To increase the attachment of our people to the
Union, our laws should be just. Any policy which shall tend to
favor monopolies or the peculiar interests of sections or classes
must operate to the prejudice of the interest of their fellow-
citizens, and should be avoided. If the compromises of the
Constitution be preserved, if sectional jealousies and
heartburnings be discountenanced, if our laws be just and the
Government be practically administered strictly within the limits
of power prescribed to it, we may discard all apprehensions for
the safety of the Union.
With these views of the nature, character, and objects of the
Government and the value of the Union, I shall steadily oppose the
creation of those institutions and systems which in their nature
tend to pervert it from its legitimate purposes and make it the
instrument of sections, classes, and individuals. We need no
national banks or other extraneous institutions planted around the
Government to control or strengthen it in opposition to the will
of its authors.
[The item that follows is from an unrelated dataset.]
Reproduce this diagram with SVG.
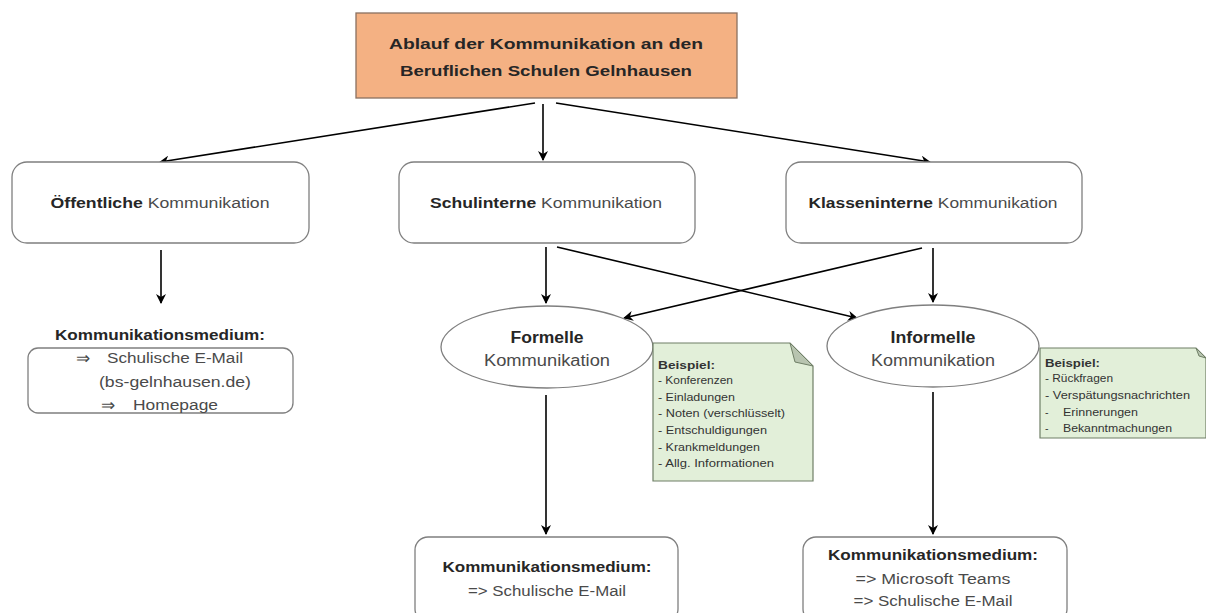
<svg xmlns="http://www.w3.org/2000/svg" width="1206" height="613" viewBox="0 0 1206 613">
<defs>
<marker id="ah" markerWidth="10" markerHeight="10" refX="9" refY="5" orient="auto" markerUnits="userSpaceOnUse">
<path d="M0,0 L10,5 L0,10 L3,5 Z" fill="#000"/>
</marker>
<style>
.box{fill:#fff;stroke:#7f7f7f;stroke-width:1.3}
.note{fill:#e2efd9;stroke:#6f7f66;stroke-width:1.2}
.fold{fill:#b8c4b0;stroke:#6f7f66;stroke-width:1}
.con{stroke:#000;stroke-width:1.6;fill:none;marker-end:url(#ah)}
text{font-family:"Liberation Sans",Arial,sans-serif}
.b{font-weight:bold;fill:#262626}
.r{fill:#4a4a4a}
.n{font-size:14px}
.s{font-size:10.5px;fill:#333}
.arr{font-size:17px;fill:#4a4a4a}
</style>
</defs>
<g id="connectors">
<line class="con" x1="535" y1="103" x2="160" y2="162"/>
<line class="con" x1="543" y1="104" x2="543" y2="160"/>
<line class="con" x1="556" y1="103" x2="930" y2="162"/>
<line class="con" x1="161" y1="250" x2="161" y2="303"/>
<line class="con" x1="546" y1="247" x2="546" y2="303"/>
<line class="con" x1="557" y1="247" x2="857" y2="318"/>
<line class="con" x1="922" y1="248" x2="624" y2="318"/>
<line class="con" x1="933" y1="248" x2="933" y2="302"/>
<line class="con" x1="546" y1="395" x2="546" y2="534"/>
<line class="con" x1="933" y1="392" x2="933" y2="534"/>
</g>
<g id="title">
<rect x="356" y="13" width="381" height="85" fill="#f4b183" stroke="#8a7060" stroke-width="1.3"/>
<text x="546" y="49" text-anchor="middle" class="b" font-size="15.5" textLength="314" lengthAdjust="spacingAndGlyphs">Ablauf der Kommunikation  an den</text>
<text x="546" y="76" text-anchor="middle" class="b" font-size="15.5" textLength="292" lengthAdjust="spacingAndGlyphs">Beruflichen Schulen  Gelnhausen</text>
</g>
<g id="oeffentlich">
<rect class="box" x="12" y="162" width="297" height="81" rx="15"/>
<text x="160" y="208" text-anchor="middle" class="n" textLength="219" lengthAdjust="spacingAndGlyphs"><tspan class="b">Öffentliche</tspan><tspan class="r"> Kommunikation</tspan></text>
</g>
<g id="schulintern">
<rect class="box" x="399" y="162" width="296" height="81" rx="15"/>
<text x="546" y="208" text-anchor="middle" class="n" textLength="232" lengthAdjust="spacingAndGlyphs"><tspan class="b">Schulinterne</tspan><tspan class="r"> Kommunikation</tspan></text>
</g>
<g id="klassenintern">
<rect class="box" x="786" y="162" width="296" height="81" rx="15"/>
<text x="933" y="208" text-anchor="middle" class="n" textLength="249" lengthAdjust="spacingAndGlyphs"><tspan class="b">Klasseninterne</tspan><tspan class="r"> Kommunikation</tspan></text>
</g>
<g id="medium-oeffentlich">
<text x="160" y="340" text-anchor="middle" class="b n" textLength="210" lengthAdjust="spacingAndGlyphs">Kommunikationsmedium:</text>
<rect class="box" x="28" y="348" width="265" height="65" rx="10"/>
<text x="76" y="364" class="arr">⇒</text>
<text x="107" y="363" class="r n" textLength="136" lengthAdjust="spacingAndGlyphs">Schulische E-Mail</text>
<text x="99" y="387" class="r n" textLength="152" lengthAdjust="spacingAndGlyphs">(bs-gelnhausen.de)</text>
<text x="101" y="411" class="arr">⇒</text>
<text x="133" y="410" class="r n" textLength="85" lengthAdjust="spacingAndGlyphs">Homepage</text>
</g>
<g id="formell">
<ellipse class="box" cx="547" cy="347" rx="106" ry="41"/>
<text x="547" y="343" text-anchor="middle" class="b" font-size="16" textLength="73" lengthAdjust="spacingAndGlyphs">Formelle</text>
<text x="547" y="366" text-anchor="middle" class="r" font-size="16" textLength="126" lengthAdjust="spacingAndGlyphs">Kommunikation</text>
</g>
<g id="informell">
<ellipse class="box" cx="933" cy="346" rx="106" ry="41"/>
<text x="933" y="343" text-anchor="middle" class="b" font-size="16" textLength="85" lengthAdjust="spacingAndGlyphs">Informelle</text>
<text x="933" y="366" text-anchor="middle" class="r" font-size="16" textLength="124" lengthAdjust="spacingAndGlyphs">Kommunikation</text>
</g>
<g id="note-formell">
<path class="note" d="M653,343 L790,343 L813,366 L813,481 L653,481 Z"/>
<path class="fold" d="M790,343 L795,362 L813,366 Z"/>
<text x="658" y="369" class="s b" textLength="57" lengthAdjust="spacingAndGlyphs">Beispiel:</text>
<text x="658" y="384" class="s" textLength="75" lengthAdjust="spacingAndGlyphs">- Konferenzen</text>
<text x="658" y="401" class="s" textLength="77" lengthAdjust="spacingAndGlyphs">- Einladungen</text>
<text x="658" y="417" class="s" textLength="127" lengthAdjust="spacingAndGlyphs">- Noten  (verschlüsselt)</text>
<text x="658" y="434" class="s" textLength="109" lengthAdjust="spacingAndGlyphs">- Entschuldigungen</text>
<text x="658" y="451" class="s" textLength="102" lengthAdjust="spacingAndGlyphs">- Krankmeldungen</text>
<text x="658" y="467" class="s" textLength="116" lengthAdjust="spacingAndGlyphs">- Allg. Informationen</text>
</g>
<g id="note-informell">
<path class="note" d="M1040,348 L1196,348 L1206,358 L1206,438 L1040,438 Z"/>
<path class="fold" d="M1196,348 L1199,356 L1206,358 Z"/>
<text x="1045" y="367" class="s b" textLength="55" lengthAdjust="spacingAndGlyphs">Beispiel:</text>
<text x="1045" y="382" class="s" textLength="68" lengthAdjust="spacingAndGlyphs">- Rückfragen</text>
<text x="1045" y="399" class="s" textLength="145" lengthAdjust="spacingAndGlyphs">- Verspätungsnachrichten</text>
<text x="1045" y="416" class="s">-<tspan x="1063" textLength="75" lengthAdjust="spacingAndGlyphs">Erinnerungen</tspan></text>
<text x="1045" y="432" class="s">-<tspan x="1063" textLength="109" lengthAdjust="spacingAndGlyphs">Bekanntmachungen</tspan></text>
</g>
<g id="medium-formell">
<rect class="box" x="415" y="537" width="263" height="85" rx="13"/>
<text x="547" y="572" text-anchor="middle" class="b n" textLength="209" lengthAdjust="spacingAndGlyphs">Kommunikationsmedium:</text>
<text x="547" y="596" text-anchor="middle" class="r n" textLength="158" lengthAdjust="spacingAndGlyphs">=&gt; Schulische E-Mail</text>
</g>
<g id="medium-informell">
<rect class="box" x="803" y="537" width="264" height="85" rx="13"/>
<text x="933" y="560" text-anchor="middle" class="b n" textLength="210" lengthAdjust="spacingAndGlyphs">Kommunikationsmedium:</text>
<text x="933" y="584" text-anchor="middle" class="r n" textLength="155" lengthAdjust="spacingAndGlyphs">=&gt; Microsoft Teams</text>
<text x="933" y="606" text-anchor="middle" class="r n" textLength="159" lengthAdjust="spacingAndGlyphs">=&gt; Schulische E-Mail</text>
</g>
</svg>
Experience has taught us how unnecessary they are
as auxiliaries of the public authorities--how impotent for good
and how powerful for mischief.
Ours was intended to be a plain and frugal government, and I shall
regard it to be my duty to recommend to Congress and, as far as
the Executive is concerned, to enforce by all the means within my
power the strictest economy in the expenditure of the public money
which may be compatible with the public interests.